Cybersecurity

Watchdog exposes Pentagon's cyber struggles

Defense experts are seizing on a stunning federal report highlighting cyber vulnerabilities in U.S. weapons systems, calling it an embarrassing wake-up call for the Pentagon.

A Government Accountability Office (GAO) report released this week found that nearly all of the weapons systems it tested had extensive cyber flaws. The report warned that the Department of Defense (DOD) "likely has an entire generation of systems that were designed and built without adequately considering cybersecurity."

Experts said the alarming report was shining a light on the Pentagon's systematic failure to consider cyber threats in building the country's most powerful weapons.

"Military members' lives could depend on the weapon system working as it's supposed to," said Bob Taylor, former Pentagon acting general counsel during the Obama administration. "But if it contains a vulnerability that could be triggered by an adversary, it may not carry out a function that you're counting on it having.

"And that could be a matter of life and death," he added.

The report contains a number of startling examples of how hackers are able to penetrate weapons systems.

Testers were able to disrupt systems, change and download data. They also found that they could shut down parts of a system by simply scanning for cyber flaws. In one case, they were able to entirely take over a weapons system in just one day. One team of hackers was even able to send a message asking that users insert at least two quarters in order to continue using a system.

But the report was most damning over the Pentagon's consideration of cybersecurity in the systems themselves, finding that the department was still "in the early stage of trying to understand how to apply cybersecurity to weapon systems."
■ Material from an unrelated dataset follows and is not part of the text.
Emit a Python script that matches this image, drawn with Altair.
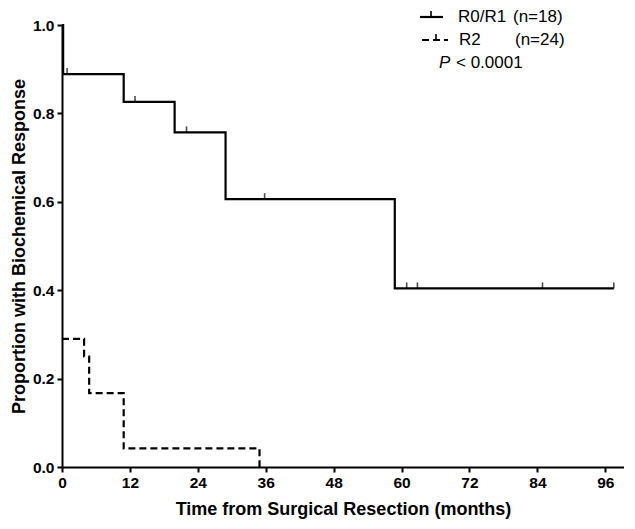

Maj. Audricia M. Harris, a Pentagon spokesperson, said in a statement to The Hill that the department "takes threats to our nation seriously."

"We are continuously strengthening our defensive posture through network hardening, improved cybersecurity, and working with our international allies and partners and our Defense Industrial Base and Defense Critical Infrastructure partners to secure critical information," she said.

Rep. Jim Langevin (D-R.I.), a member of the House Armed Services Committee and co-founder of the Congressional Cybersecurity Caucus, said he was "not surprised" by the report's findings.

"While DoD has made progress in lowering its cybersecurity risks, it has not moved fast enough," he said in a statement.

Lawmakers have long pressured the military to seriously address its cyber flaws.

A defense authorization bill for fiscal 2016 required the Pentagon to test for cyber weaknesses in weapon systems and create plans to mitigate cyber attacks.

This year's defense authorization bill went further, mandating that the department detail a budget for their cybersecurity efforts.

The Pentagon has stepped up its efforts to address cyber in recent years.

For example, U.S. Cyber Command was elevated last year to be a standalone agency, instead of being housed within the NSA. And contractors with the department that handle unclassified data were required to implement certain cybersecurity standards by the start of 2018 or risk losing the contracts.

Still, the GAO report found that defense officials believed the security measures they had implemented were enough to defeat hackers, even though teams were able to penetrate systems.

Military leaders publicly acknowledged at a Senate hearing last month that the Pentagon struggles with recruiting staffers to work on cyber issues. Lt. Gen. Stephen G. Fogarty, the commander of U.S. Army Cyber Command, told lawmakers the division has "a challenge in retaining the core skills that we need."

Edgard Capdevielle, CEO of industrial cybersecurity firm Nozomi Networks, said that the report highlighted the scope of the Pentagon's problems. Capdevielle said it's "not entirely surprising that military leaders turned a blind eye to security weaknesses within the Pentagon's multibillion-dollar weapons systems."

"Addressing cybersecurity vulnerabilities after the fact is a monumental task, so it's unfortunate that the military failed to take action despite continued warnings from the Government Accountability Office," he said.

John Harmon, a former NSA analyst and vice president of sales for cyber firm Endgame, said many Pentagon officials are focused on getting weapons systems to comply with necessary regulations so they can go into service. But that means that longterm thinking about cyber threats takes a back seat.

He also noted that cyber standards must constantly be updated. Some systems, like ships, are built to last for decades.

"Compliance is not security, it's compliance," Harmon said.

"Some of these systems again were built a long time ago. And sure, they might be compliant with when they were put out, but they're not up to date when it comes to there being some kind of a system that actually protects these things from some kind of sophisticated adversary."

Defense watchers said improving the Pentagon's cyber health would need a change in culture.

Taylor, now a senior counsel for the law firm Hogan Lovells, said military leaders need to send a stronger message to Pentagon officials about adopting good cybersecurity practices and better recognizing risks.

"I think that there really needs to be a strong message the people will be held accountable for not adequately responding to the shortcomings that have been revealed, and to create a culture of real care and attention to the vulnerabilities that the network weapons systems create," he said.